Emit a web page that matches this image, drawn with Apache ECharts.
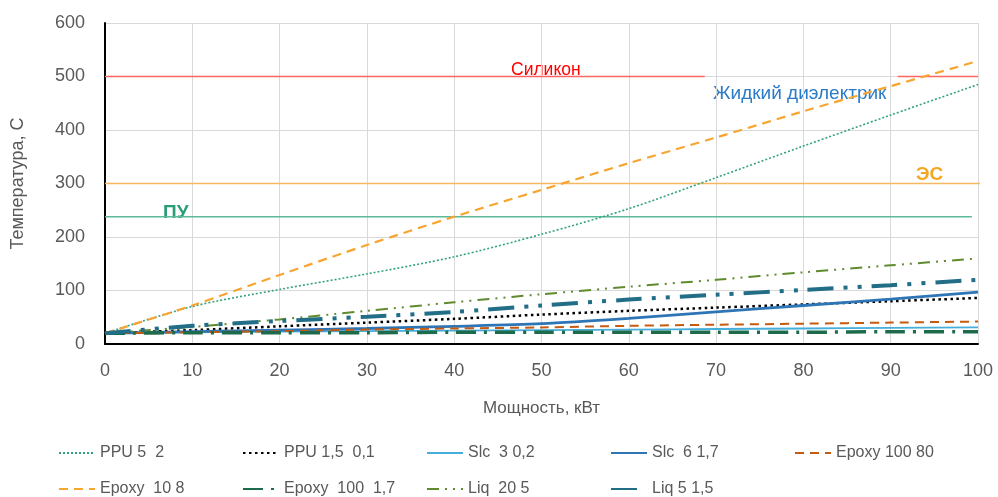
<!DOCTYPE html>
<html>
<head>
<meta charset="utf-8">
<script src="https://cdn.jsdelivr.net/npm/echarts@6/dist/echarts.min.js"></script>
<style>
  html, body { margin: 0; padding: 0; background: #fff; }
  #chart { width: 998px; height: 497px; }
</style>
</head>
<body>
<div id="chart"></div>
<script>
const power = [0, 10, 20, 30, 40, 50, 60, 70, 80, 90, 100];

const ppu52 = [20, 70, 102, 131, 163, 205, 253, 311, 370, 428, 485];
const ppu15 = [20, 26, 33, 40, 47, 55, 62, 68, 74, 80, 86];
const slc302 = [20, 22, 23, 24, 25, 26, 27, 28, 29, 30, 31];
const slc617 = [20, 23, 26, 29, 33, 38, 48, 60, 72, 84, 97];
const epoxy10080 = [20, 22, 24, 27, 29, 31, 34, 36, 38, 40, 42];
const epoxy108 = [20, 72, 129, 185, 238, 288, 338, 386, 435, 482, 529];
const epoxy10017 = [20, 21, 21, 21, 22, 22, 22, 22, 22, 23, 23];
const liq205 = [20, 32, 46, 62, 78, 93, 107, 120, 134, 147, 160];
const liq515 = [20, 34, 43, 51, 60, 72, 83, 92, 101, 110, 120];

// horizontal limit lines (value, x-extent in kW)
const siliconLine = [[0, 500], [68.7, 500], [68.7, '-'], [90.8, '-'], [90.8, 500], [100, 500]];
const esLine = [[0, 300], [101.4, 300]];
const puLine = [[0, 238], [99.3, 238]];

const font = 'Liberation Sans';
const pts = arr => power.map((x, i) => [x, arr[i]]);

const mainSeries = [
  { name: 'PPU 5  2', data: ppu52, color: '#33A37E', width: 1.6, type: [2, 2] },
  { name: 'PPU 1,5  0,1', data: ppu15, color: '#000000', width: 2.5, type: [2.5, 3.5] },
  { name: 'Slc  3 0,2', data: slc302, color: '#45AEDA', width: 1.8, type: 'solid' },
  { name: 'Slc  6 1,7', data: slc617, color: '#2E75B6', width: 2.8, type: 'solid' },
  { name: 'Epoxy 100 80', data: epoxy10080, color: '#C55A11', width: 2, type: [9, 6] },
  { name: 'Epoxy  10 8', data: epoxy108, color: '#F7A531', width: 2.2, type: [9, 6] },
  { name: 'Epoxy  100  1,7', data: epoxy10017, color: '#1D6B4B', width: 3.5, type: [20, 8, 3, 8] },
  { name: 'Liq  20 5', data: liq205, color: '#5F8B2E', width: 2, type: [12, 6, 2, 6, 2, 6] },
  { name: 'Liq 5 1,5', data: liq515, color: '#216E86', width: 4, type: [26, 10, 4, 10, 4, 10] }
];

const chart = echarts.init(document.getElementById('chart'));

const limitSeries = [
  { data: siliconLine, color: '#FF6464' },
  { data: esLine, color: '#F5B860' },
  { data: puLine, color: '#5DBA99' }
].map(s => ({
  type: 'line',
  data: s.data,
  symbol: 'none',
  clip: false,
  silent: true,
  z: 1,
  connectNulls: false,
  lineStyle: { color: s.color, width: 1.5 }
}));

chart.setOption({
  animation: false,
  backgroundColor: '#fff',
  textStyle: { fontFamily: font },
  grid: { left: 105, right: 20, top: 23, bottom: 153 },
  legend: {
    left: 58,
    top: 443,
    padding: 0,
    width: 940,
    itemWidth: 36,
    itemHeight: 14,
    itemGap: 16,
    itemStyle: { opacity: 0 },
    data: mainSeries.map(s => s.name),
    textStyle: { fontFamily: font, fontSize: 16, color: '#595959', width: 126, lineHeight: 20 }
  },
  xAxis: {
    type: 'value',
    min: 0,
    max: 100,
    interval: 10,
    name: 'Мощность, кВт',
    nameLocation: 'middle',
    nameGap: 56,
    nameTextStyle: { fontFamily: font, fontSize: 17, color: '#595959' },
    axisLine: { lineStyle: { color: '#000', width: 2 } },
    axisTick: { show: false },
    axisLabel: { fontFamily: font, fontSize: 18, color: '#595959', margin: 18 },
    splitLine: { show: true, lineStyle: { color: '#D9D9D9', width: 1 } }
  },
  yAxis: {
    type: 'value',
    min: 0,
    max: 600,
    interval: 100,
    name: 'Температура, С',
    nameLocation: 'middle',
    nameGap: 78,
    nameTextStyle: { fontFamily: font, fontSize: 18, color: '#595959' },
    axisLine: { show: true, lineStyle: { color: '#000', width: 2 } },
    axisTick: { show: false },
    axisLabel: { fontFamily: font, fontSize: 18, color: '#595959', margin: 20 },
    splitLine: { show: true, lineStyle: { color: '#D9D9D9', width: 1 } }
  },
  graphic: [
    { type: 'text', left: 511, top: 61, style: { text: 'Силикон', fill: '#FF0000', font: '17.5px "Liberation Sans"' } },
    { type: 'text', left: 713, top: 84, style: { text: 'Жидкий диэлектрик', fill: '#2B7BC8', font: '19px "Liberation Sans"' } },
    { type: 'text', left: 916, top: 165, style: { text: 'ЭС', fill: '#F5A623', font: 'bold 19px "Liberation Sans"' } },
    { type: 'text', left: 163, top: 203, style: { text: 'ПУ', fill: '#2A9D76', font: 'bold 19px "Liberation Sans"' } }
  ],
  series: limitSeries.concat(mainSeries.map(s => ({
    name: s.name,
    type: 'line',
    data: pts(s.data),
    symbol: 'none',
    smooth: 0.3,
    z: 3,
    itemStyle: { color: s.color },
    lineStyle: { color: s.color, width: s.width, type: s.type }
  })))
});
</script>
</body>
</html>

------------------------------------------------

Please restate the material above line by line, exactly, beginning at its first line and ending with the line that contains "101, 110, 120];", without any pictures.

*Written answer:*
Emit a web page that matches this image, drawn with Apache ECharts.
<!DOCTYPE html>
<html>
<head>
<meta charset="utf-8">
<script src="https://cdn.jsdelivr.net/npm/echarts@6/dist/echarts.min.js"></script>
<style>
  html, body { margin: 0; padding: 0; background: #fff; }
  #chart { width: 998px; height: 497px; }
</style>
</head>
<body>
<div id="chart"></div>
<script>
const power = [0, 10, 20, 30, 40, 50, 60, 70, 80, 90, 100];

const ppu52 = [20, 70, 102, 131, 163, 205, 253, 311, 370, 428, 485];
const ppu15 = [20, 26, 33, 40, 47, 55, 62, 68, 74, 80, 86];
const slc302 = [20, 22, 23, 24, 25, 26, 27, 28, 29, 30, 31];
const slc617 = [20, 23, 26, 29, 33, 38, 48, 60, 72, 84, 97];
const epoxy10080 = [20, 22, 24, 27, 29, 31, 34, 36, 38, 40, 42];
const epoxy108 = [20, 72, 129, 185, 238, 288, 338, 386, 435, 482, 529];
const epoxy10017 = [20, 21, 21, 21, 22, 22, 22, 22, 22, 23, 23];
const liq205 = [20, 32, 46, 62, 78, 93, 107, 120, 134, 147, 160];
const liq515 = [20, 34, 43, 51, 60, 72, 83, 92, 101, 110, 120];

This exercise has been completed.